As seen in Exhibit 6, offshore holdings have more than tripled to over $450 billion (at a rate of ¥6.58/USD as at 30/11/2020) during the last three years, but foreign ownership is still relatively low in global bond portfolios, and the inclusion of CNY-denominated bonds in major global indexes only began in 2019. Learning the size of this market (but the relative lack of foreign ownership) might cause one to wonder why global bond index inclusion is only a recent phenomenon. The answer lies in the onshore bond market’s improved ease of access for foreign investors. Should liquidity and access of onshore bonds continue to gravitate toward global standards, we believe there is an almost certainty that China debt will increase its footprint in portfolios.
Closing thoughts
The exposure to currency fluctuations will be a significant driver of returns in onshore government bonds and present risks for a long-term investor.

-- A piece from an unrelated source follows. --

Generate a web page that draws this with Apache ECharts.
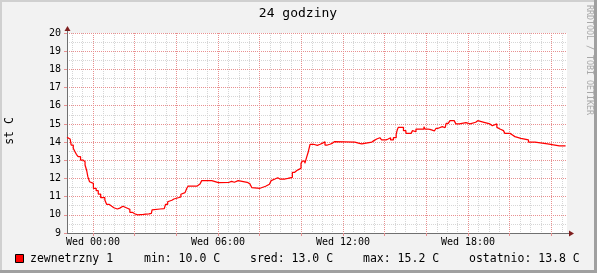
<!DOCTYPE html>
<html><head><meta charset="utf-8">
<script src="https://cdn.jsdelivr.net/npm/echarts@6/dist/echarts.min.js"></script>
<style>html,body{margin:0;padding:0;background:#F2F2F2;overflow:hidden}#c{width:597px;height:273px}</style>
</head><body><div id="c"></div><script>
// time in minutes relative to Wed 00:00 (start of each step), temperature in C
const minutes = [-75,-71,-66,-63,-57,-52,-48,-43,-36,-29,-23,-18,-15,-10,-5,1,9,15,22,34,39,46,54,60,70,77,86,99,106,113,120,128,145,161,168,170,174,193,205,209,215,220,227,233,253,257,265,270,274,300,308,313,342,361,392,399,407,418,444,452,457,459,481,497,508,513,517,524,532,538,543,553,561,574,580,587,593,599,603,610,615,620,625,635,646,654,660,668,675,682,689,695,754,767,774,778,803,809,817,826,831,844,850,857,865,873,876,879,894,901,916,920,925,930,953,956,964,970,977,983,988,994,1006,1014,1017,1023,1028,1040,1045,1055,1060,1074,1086,1102,1108,1112,1126,1131,1143,1150,1163,1167,1172,1182,1186,1201,1208,1215,1232,1254,1273,1309,1314,1343,1348,1361];
const temps = [14.26,14.17,14.08,13.84,13.66,13.47,13.33,13.2,13.01,12.92,12.74,12.41,12.1,11.82,11.73,11.46,11.33,11.14,10.94,10.81,10.58,10.47,10.39,10.32,10.37,10.47,10.36,10.3,10.14,10.06,10.0,10.02,10.05,10.08,10.17,10.27,10.32,10.34,10.45,10.58,10.72,10.8,10.87,10.98,11.13,11.22,11.29,11.46,11.58,11.69,11.79,11.88,11.77,11.79,11.84,11.79,11.88,11.79,11.7,11.64,11.5,11.46,11.57,11.68,11.79,11.88,11.97,12.04,11.97,11.92,11.97,12.0,12.06,12.33,12.44,12.5,12.56,12.83,12.96,12.83,13.16,13.47,13.88,13.82,13.88,13.93,14.02,13.84,13.88,13.93,14.02,14.0,13.93,13.9,13.93,14.0,14.08,14.17,14.24,14.21,14.12,14.17,14.24,14.12,14.24,14.44,14.66,14.81,14.63,14.48,14.54,14.63,14.57,14.72,14.85,14.72,14.7,14.66,14.61,14.66,14.76,14.85,14.79,14.85,15.03,15.09,15.18,15.09,15.0,15.03,15.07,15.0,15.09,15.18,15.2,15.09,15.03,15.0,14.9,15.0,14.81,14.72,14.63,14.57,14.48,14.39,14.3,14.21,14.12,14.0,13.9,13.84,13.79,13.72,13.79,13.79];
const tickMinutes = [0, 360, 720, 1080];
const tickLabels = ['Wed 00:00', 'Wed 06:00', 'Wed 12:00', 'Wed 18:00'];
const titleText = '24 godziny';
const yTitle = 'st C';
const watermark = 'RRDTOOL / TOBI OETIKER';
const seriesName = 'zewnetrzny 1';
const statLabels = ['min:', 'sred:', 'max:', 'ostatnio:'];
const statValues = [10.0, 13.0, 15.2, 13.8];
const unit = 'C';

const G = {left: 67, top: 33, width: 500, height: 200};
const MONO = '"DejaVu Sans Mono", monospace';
const MINOR = '#D6D6D6', MAJOR = '#E89090', AXIS = '#707070', ARROW = '#7F1F1F';

const chart = echarts.init(document.getElementById('c'), null, {renderer: 'canvas'});
const data = minutes.map((m, i) => [m, temps[i]]);

const baseX = {type: 'value', min: -75, max: 1365, position: 'bottom', gridIndex: 0};
const statX = [144, 250, 363, 469];

const graphics = [
  {type: 'rect', shape: {x: 0, y: 0, width: 597, height: 2}, style: {fill: '#D0D0D0'}, silent: true},
  {type: 'rect', shape: {x: 0, y: 0, width: 2, height: 273}, style: {fill: '#D0D0D0'}, silent: true},
  {type: 'rect', shape: {x: 0, y: 270, width: 597, height: 3}, style: {fill: '#A0A0A0'}, silent: true},
  {type: 'rect', shape: {x: 594, y: 0, width: 3, height: 273}, style: {fill: '#A0A0A0'}, silent: true},
  {type: 'text', x: 298, y: 14, style: {text: titleText, font: '13px ' + MONO, fill: '#000', align: 'center', verticalAlign: 'middle'}},
  {type: 'text', x: 10, y: 131, rotation: Math.PI / 2, style: {text: yTitle, font: '11.5px ' + MONO, fill: '#000', align: 'center', verticalAlign: 'middle'}},
  {type: 'text', x: 589, y: 60, rotation: -Math.PI / 2, style: {text: watermark, font: '8.3px ' + MONO, fill: '#A8A8A8', align: 'center', verticalAlign: 'middle'}},
  // axis extensions and arrows
  {type: 'line', shape: {x1: G.left + 0.5, y1: G.top, x2: G.left + 0.5, y2: G.top - 3}, style: {stroke: AXIS, lineWidth: 1}, z: 10},
  {type: 'polygon', shape: {points: [[G.left - 2.5, G.top - 2], [G.left + 3.5, G.top - 2], [G.left + 0.5, G.top - 7]]}, style: {fill: ARROW}, z: 10},
  {type: 'line', shape: {x1: G.left + G.width, y1: G.top + G.height + 0.5, x2: G.left + G.width + 3, y2: G.top + G.height + 0.5}, style: {stroke: AXIS, lineWidth: 1}, z: 10},
  {type: 'polygon', shape: {points: [[G.left + G.width + 2, G.top + G.height - 2.5], [G.left + G.width + 2, G.top + G.height + 3.5], [G.left + G.width + 7, G.top + G.height + 0.5]]}, style: {fill: ARROW}, z: 10},
  // legend
  {type: 'rect', shape: {x: 15.5, y: 254.5, width: 8, height: 8}, style: {fill: '#FF0000', stroke: '#000', lineWidth: 1}},
  {type: 'text', x: 30, y: 259, style: {text: seriesName, font: '11.5px ' + MONO, fill: '#000', align: 'left', verticalAlign: 'middle'}}
];
statLabels.forEach((l, i) => {
  graphics.push({type: 'text', x: statX[i], y: 259, style: {text: l + ' ' + statValues[i].toFixed(1) + ' ' + unit, font: '11.5px ' + MONO, fill: '#000', align: 'left', verticalAlign: 'middle'}});
});

chart.setOption({
  animation: false,
  backgroundColor: '#F2F2F2',
  grid: {left: G.left, top: G.top, width: G.width, height: G.height, show: true, backgroundColor: '#FFFFFF', borderWidth: 0},
  xAxis: [
    Object.assign({}, baseX, {
      minInterval: 30, maxInterval: 30, z: 0,
      axisLine: {show: false, onZero: false}, axisTick: {show: false}, axisLabel: {show: false},
      splitLine: {show: true, showMinLine: false, showMaxLine: false, lineStyle: {color: MINOR, width: 1, type: [1, 1]}}
    }),
    Object.assign({}, baseX, {
      minInterval: 120, maxInterval: 120, z: 1,
      axisLine: {show: true, onZero: false, lineStyle: {color: AXIS, width: 1}},
      axisTick: {show: true, length: 3, lineStyle: {color: MAJOR}},
      axisLabel: {show: true, showMinLabel: false, showMaxLabel: false, margin: 4, color: '#000', fontFamily: MONO, fontSize: 10,
        formatter: v => { const i = tickMinutes.indexOf(v); return i >= 0 ? tickLabels[i] : ''; }},
      splitLine: {show: true, showMinLine: false, showMaxLine: false, lineStyle: {color: MAJOR, width: 1, type: [1, 1]}}
    })
  ],
  yAxis: [
    {type: 'value', min: 9, max: 20, interval: 0.5, position: 'left', z: 0,
      axisLine: {show: false, onZero: false}, axisTick: {show: false}, axisLabel: {show: false},
      splitLine: {show: true, lineStyle: {color: MINOR, width: 1, type: [1, 1]}}},
    {type: 'value', min: 9, max: 20, interval: 1, position: 'left', z: 1,
      axisLine: {show: true, onZero: false, lineStyle: {color: AXIS, width: 1}},
      axisTick: {show: true, length: 3, lineStyle: {color: MAJOR}},
      axisLabel: {show: true, margin: 6, color: '#000', fontFamily: MONO, fontSize: 10},
      splitLine: {show: true, lineStyle: {color: MAJOR, width: 1, type: [1, 1]}}}
  ],
  graphic: graphics,
  series: [{
    name: seriesName, type: 'line', step: 'end', data: data, xAxisIndex: 1, yAxisIndex: 1,
    showSymbol: false, z: 5, lineStyle: {color: '#FF0000', width: 1.25}, silent: true
  }]
});
</script></body></html>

The CNY is managed by state-owned banks on behalf of the People’s Bank of China. Given possible government intervention, the CNY is less likely to freely adjust to a long-term fair value; thus, the cost to hedging this exposure may be unrewarded.
The quality of reported data has also historically been poor in comparison to that available for developed-market investors and presents a possible challenge to onshore investments in China. SEI funds will take long and short views on the currency depending on such factors as the competitiveness of the economy at a given time.
Onshore Chinese debt now qualifies for inclusion in mainstream indexes, after having improved the standards for trading local securities. As one of the largest economies in the world, this opens up a public fixed-income market in excess of $15 trillion to overseas investors. Barriers to accessing onshore investments have been reduced but remain burdensome. Here at SEI, we are operationally ready to trade onshore Chinese bonds within the SGMF Emerging Market Debt Fund and are prepared to utilise this growing bond market as it continues to develop.